» Given data
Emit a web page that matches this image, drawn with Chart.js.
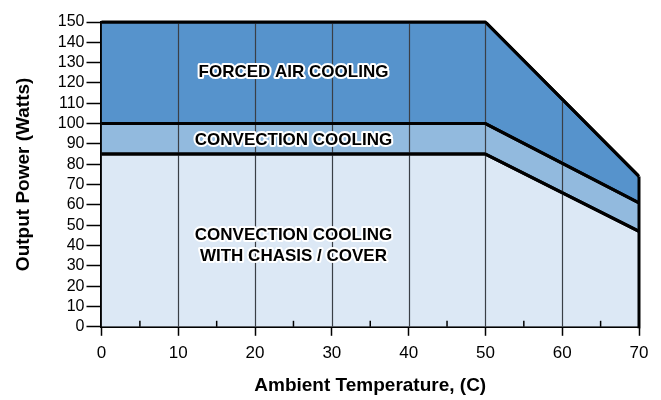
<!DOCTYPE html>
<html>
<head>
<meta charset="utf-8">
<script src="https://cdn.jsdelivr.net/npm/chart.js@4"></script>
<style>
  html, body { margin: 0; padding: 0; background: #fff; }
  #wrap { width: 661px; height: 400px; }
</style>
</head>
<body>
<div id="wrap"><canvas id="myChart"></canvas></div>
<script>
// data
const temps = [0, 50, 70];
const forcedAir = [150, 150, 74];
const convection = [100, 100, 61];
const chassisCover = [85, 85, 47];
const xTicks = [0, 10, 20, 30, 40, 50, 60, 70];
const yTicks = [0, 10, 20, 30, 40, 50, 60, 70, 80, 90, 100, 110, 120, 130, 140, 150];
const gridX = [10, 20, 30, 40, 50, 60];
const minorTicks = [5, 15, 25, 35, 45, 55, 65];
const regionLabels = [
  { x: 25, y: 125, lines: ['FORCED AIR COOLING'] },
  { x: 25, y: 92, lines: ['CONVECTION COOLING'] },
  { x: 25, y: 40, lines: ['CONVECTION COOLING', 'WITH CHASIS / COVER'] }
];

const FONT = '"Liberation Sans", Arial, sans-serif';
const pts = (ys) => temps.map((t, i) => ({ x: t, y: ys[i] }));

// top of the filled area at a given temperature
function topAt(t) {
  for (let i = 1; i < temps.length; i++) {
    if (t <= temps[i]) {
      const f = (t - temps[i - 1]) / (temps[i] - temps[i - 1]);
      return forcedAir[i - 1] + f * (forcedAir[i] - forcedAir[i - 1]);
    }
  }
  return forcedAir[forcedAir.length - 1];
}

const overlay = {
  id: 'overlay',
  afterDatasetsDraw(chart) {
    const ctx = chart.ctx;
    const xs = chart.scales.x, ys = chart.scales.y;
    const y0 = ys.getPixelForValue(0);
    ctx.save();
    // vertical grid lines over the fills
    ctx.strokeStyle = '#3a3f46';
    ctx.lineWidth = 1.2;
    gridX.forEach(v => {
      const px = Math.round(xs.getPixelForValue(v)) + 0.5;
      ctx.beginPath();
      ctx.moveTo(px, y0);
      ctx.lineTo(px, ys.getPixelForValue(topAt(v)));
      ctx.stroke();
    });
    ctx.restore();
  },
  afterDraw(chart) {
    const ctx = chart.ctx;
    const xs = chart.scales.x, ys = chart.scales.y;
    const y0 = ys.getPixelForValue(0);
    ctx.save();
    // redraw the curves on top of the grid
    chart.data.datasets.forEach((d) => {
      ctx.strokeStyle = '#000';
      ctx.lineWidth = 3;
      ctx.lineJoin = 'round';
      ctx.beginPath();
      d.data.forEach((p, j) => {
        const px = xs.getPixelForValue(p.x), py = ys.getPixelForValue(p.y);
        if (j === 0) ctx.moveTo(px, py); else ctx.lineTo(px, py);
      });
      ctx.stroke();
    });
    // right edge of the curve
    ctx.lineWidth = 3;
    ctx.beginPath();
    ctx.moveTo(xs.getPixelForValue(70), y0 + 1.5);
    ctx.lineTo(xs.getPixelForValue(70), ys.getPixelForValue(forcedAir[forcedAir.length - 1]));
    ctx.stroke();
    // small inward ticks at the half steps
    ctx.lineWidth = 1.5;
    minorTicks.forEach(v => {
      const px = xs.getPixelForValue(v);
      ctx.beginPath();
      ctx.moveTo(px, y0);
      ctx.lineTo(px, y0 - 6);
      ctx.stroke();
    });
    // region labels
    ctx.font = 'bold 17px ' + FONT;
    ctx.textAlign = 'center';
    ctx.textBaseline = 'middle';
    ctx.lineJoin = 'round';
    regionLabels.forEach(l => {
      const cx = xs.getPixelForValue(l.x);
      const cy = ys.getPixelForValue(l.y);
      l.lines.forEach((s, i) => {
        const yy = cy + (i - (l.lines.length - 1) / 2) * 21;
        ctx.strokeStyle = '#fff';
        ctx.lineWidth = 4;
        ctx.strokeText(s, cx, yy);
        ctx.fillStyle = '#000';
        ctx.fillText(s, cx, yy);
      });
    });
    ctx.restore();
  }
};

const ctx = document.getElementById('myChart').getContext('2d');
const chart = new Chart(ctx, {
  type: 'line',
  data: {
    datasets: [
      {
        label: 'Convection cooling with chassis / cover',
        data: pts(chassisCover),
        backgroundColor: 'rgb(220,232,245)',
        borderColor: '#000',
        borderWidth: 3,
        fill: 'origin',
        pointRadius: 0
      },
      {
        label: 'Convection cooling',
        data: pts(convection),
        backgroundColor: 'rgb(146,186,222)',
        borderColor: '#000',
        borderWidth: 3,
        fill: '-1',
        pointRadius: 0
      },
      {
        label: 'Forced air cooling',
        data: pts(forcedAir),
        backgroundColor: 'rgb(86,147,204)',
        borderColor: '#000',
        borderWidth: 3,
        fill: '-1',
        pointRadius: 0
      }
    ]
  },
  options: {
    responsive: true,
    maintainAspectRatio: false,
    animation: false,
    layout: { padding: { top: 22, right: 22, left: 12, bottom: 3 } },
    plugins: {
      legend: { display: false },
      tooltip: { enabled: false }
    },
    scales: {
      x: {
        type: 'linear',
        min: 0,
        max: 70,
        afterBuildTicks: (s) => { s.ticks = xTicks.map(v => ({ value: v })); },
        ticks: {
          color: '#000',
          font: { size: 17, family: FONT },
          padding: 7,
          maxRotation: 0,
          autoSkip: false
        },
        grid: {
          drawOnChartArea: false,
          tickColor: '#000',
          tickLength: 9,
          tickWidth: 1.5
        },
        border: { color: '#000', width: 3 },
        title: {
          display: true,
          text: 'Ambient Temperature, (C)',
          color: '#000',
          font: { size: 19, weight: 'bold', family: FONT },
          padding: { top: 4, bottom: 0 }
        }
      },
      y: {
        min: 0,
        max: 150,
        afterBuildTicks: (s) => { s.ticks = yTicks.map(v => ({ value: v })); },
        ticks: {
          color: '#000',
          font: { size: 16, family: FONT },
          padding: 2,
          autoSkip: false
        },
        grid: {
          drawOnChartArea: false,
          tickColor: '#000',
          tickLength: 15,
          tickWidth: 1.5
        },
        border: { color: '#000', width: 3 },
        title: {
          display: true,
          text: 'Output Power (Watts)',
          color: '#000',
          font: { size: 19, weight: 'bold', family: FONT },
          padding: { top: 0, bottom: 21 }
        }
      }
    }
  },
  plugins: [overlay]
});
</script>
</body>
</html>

» Aim of the exercise
Keep the pictures out of the copy and write out the data exactly as it stands.

» Task response
Emit a web page that matches this image, drawn with Chart.js.
<!DOCTYPE html>
<html>
<head>
<meta charset="utf-8">
<script src="https://cdn.jsdelivr.net/npm/chart.js@4"></script>
<style>
  html, body { margin: 0; padding: 0; background: #fff; }
  #wrap { width: 661px; height: 400px; }
</style>
</head>
<body>
<div id="wrap"><canvas id="myChart"></canvas></div>
<script>
// data
const temps = [0, 50, 70];
const forcedAir = [150, 150, 74];
const convection = [100, 100, 61];
const chassisCover = [85, 85, 47];
const xTicks = [0, 10, 20, 30, 40, 50, 60, 70];
const yTicks = [0, 10, 20, 30, 40, 50, 60, 70, 80, 90, 100, 110, 120, 130, 140, 150];
const gridX = [10, 20, 30, 40, 50, 60];
const minorTicks = [5, 15, 25, 35, 45, 55, 65];
const regionLabels = [
  { x: 25, y: 125, lines: ['FORCED AIR COOLING'] },
  { x: 25, y: 92, lines: ['CONVECTION COOLING'] },
  { x: 25, y: 40, lines: ['CONVECTION COOLING', 'WITH CHASIS / COVER'] }
];

const FONT = '"Liberation Sans", Arial, sans-serif';
const pts = (ys) => temps.map((t, i) => ({ x: t, y: ys[i] }));

// top of the filled area at a given temperature
function topAt(t) {
  for (let i = 1; i < temps.length; i++) {
    if (t <= temps[i]) {
      const f = (t - temps[i - 1]) / (temps[i] - temps[i - 1]);
      return forcedAir[i - 1] + f * (forcedAir[i] - forcedAir[i - 1]);
    }
  }
  return forcedAir[forcedAir.length - 1];
}

const overlay = {
  id: 'overlay',
  afterDatasetsDraw(chart) {
    const ctx = chart.ctx;
    const xs = chart.scales.x, ys = chart.scales.y;
    const y0 = ys.getPixelForValue(0);
    ctx.save();
    // vertical grid lines over the fills
    ctx.strokeStyle = '#3a3f46';
    ctx.lineWidth = 1.2;
    gridX.forEach(v => {
      const px = Math.round(xs.getPixelForValue(v)) + 0.5;
      ctx.beginPath();
      ctx.moveTo(px, y0);
      ctx.lineTo(px, ys.getPixelForValue(topAt(v)));
      ctx.stroke();
    });
    ctx.restore();
  },
  afterDraw(chart) {
    const ctx = chart.ctx;
    const xs = chart.scales.x, ys = chart.scales.y;
    const y0 = ys.getPixelForValue(0);
    ctx.save();
    // redraw the curves on top of the grid
    chart.data.datasets.forEach((d) => {
      ctx.strokeStyle = '#000';
      ctx.lineWidth = 3;
      ctx.lineJoin = 'round';
      ctx.beginPath();
      d.data.forEach((p, j) => {
        const px = xs.getPixelForValue(p.x), py = ys.getPixelForValue(p.y);
        if (j === 0) ctx.moveTo(px, py); else ctx.lineTo(px, py);
      });
      ctx.stroke();
    });
    // right edge of the curve
    ctx.lineWidth = 3;
    ctx.beginPath();
    ctx.moveTo(xs.getPixelForValue(70), y0 + 1.5);
    ctx.lineTo(xs.getPixelForValue(70), ys.getPixelForValue(forcedAir[forcedAir.length - 1]));
    ctx.stroke();
    // small inward ticks at the half steps
    ctx.lineWidth = 1.5;
    minorTicks.forEach(v => {
      const px = xs.getPixelForValue(v);
      ctx.beginPath();
      ctx.moveTo(px, y0);
      ctx.lineTo(px, y0 - 6);
      ctx.stroke();
    });
    // region labels
    ctx.font = 'bold 17px ' + FONT;
    ctx.textAlign = 'center';
    ctx.textBaseline = 'middle';
    ctx.lineJoin = 'round';
    regionLabels.forEach(l => {
      const cx = xs.getPixelForValue(l.x);
      const cy = ys.getPixelForValue(l.y);
      l.lines.forEach((s, i) => {
        const yy = cy + (i - (l.lines.length - 1) / 2) * 21;
        ctx.strokeStyle = '#fff';
        ctx.lineWidth = 4;
        ctx.strokeText(s, cx, yy);
        ctx.fillStyle = '#000';
        ctx.fillText(s, cx, yy);
      });
    });
    ctx.restore();
  }
};

const ctx = document.getElementById('myChart').getContext('2d');
const chart = new Chart(ctx, {
  type: 'line',
  data: {
    datasets: [
      {
        label: 'Convection cooling with chassis / cover',
        data: pts(chassisCover),
        backgroundColor: 'rgb(220,232,245)',
        borderColor: '#000',
        borderWidth: 3,
        fill: 'origin',
        pointRadius: 0
      },
      {
        label: 'Convection cooling',
        data: pts(convection),
        backgroundColor: 'rgb(146,186,222)',
        borderColor: '#000',
        borderWidth: 3,
        fill: '-1',
        pointRadius: 0
      },
      {
        label: 'Forced air cooling',
        data: pts(forcedAir),
        backgroundColor: 'rgb(86,147,204)',
        borderColor: '#000',
        borderWidth: 3,
        fill: '-1',
        pointRadius: 0
      }
    ]
  },
  options: {
    responsive: true,
    maintainAspectRatio: false,
    animation: false,
    layout: { padding: { top: 22, right: 22, left: 12, bottom: 3 } },
    plugins: {
      legend: { display: false },
      tooltip: { enabled: false }
    },
    scales: {
      x: {
        type: 'linear',
        min: 0,
        max: 70,
        afterBuildTicks: (s) => { s.ticks = xTicks.map(v => ({ value: v })); },
        ticks: {
          color: '#000',
          font: { size: 17, family: FONT },
          padding: 7,
          maxRotation: 0,
          autoSkip: false
        },
        grid: {
          drawOnChartArea: false,
          tickColor: '#000',
          tickLength: 9,
          tickWidth: 1.5
        },
        border: { color: '#000', width: 3 },
        title: {
          display: true,
          text: 'Ambient Temperature, (C)',
          color: '#000',
          font: { size: 19, weight: 'bold', family: FONT },
          padding: { top: 4, bottom: 0 }
        }
      },
      y: {
        min: 0,
        max: 150,
        afterBuildTicks: (s) => { s.ticks = yTicks.map(v => ({ value: v })); },
        ticks: {
          color: '#000',
          font: { size: 16, family: FONT },
          padding: 2,
          autoSkip: false
        },
        grid: {
          drawOnChartArea: false,
          tickColor: '#000',
          tickLength: 15,
          tickWidth: 1.5
        },
        border: { color: '#000', width: 3 },
        title: {
          display: true,
          text: 'Output Power (Watts)',
          color: '#000',
          font: { size: 19, weight: 'bold', family: FONT },
          padding: { top: 0, bottom: 21 }
        }
      }
    }
  },
  plugins: [overlay]
});
</script>
</body>
</html>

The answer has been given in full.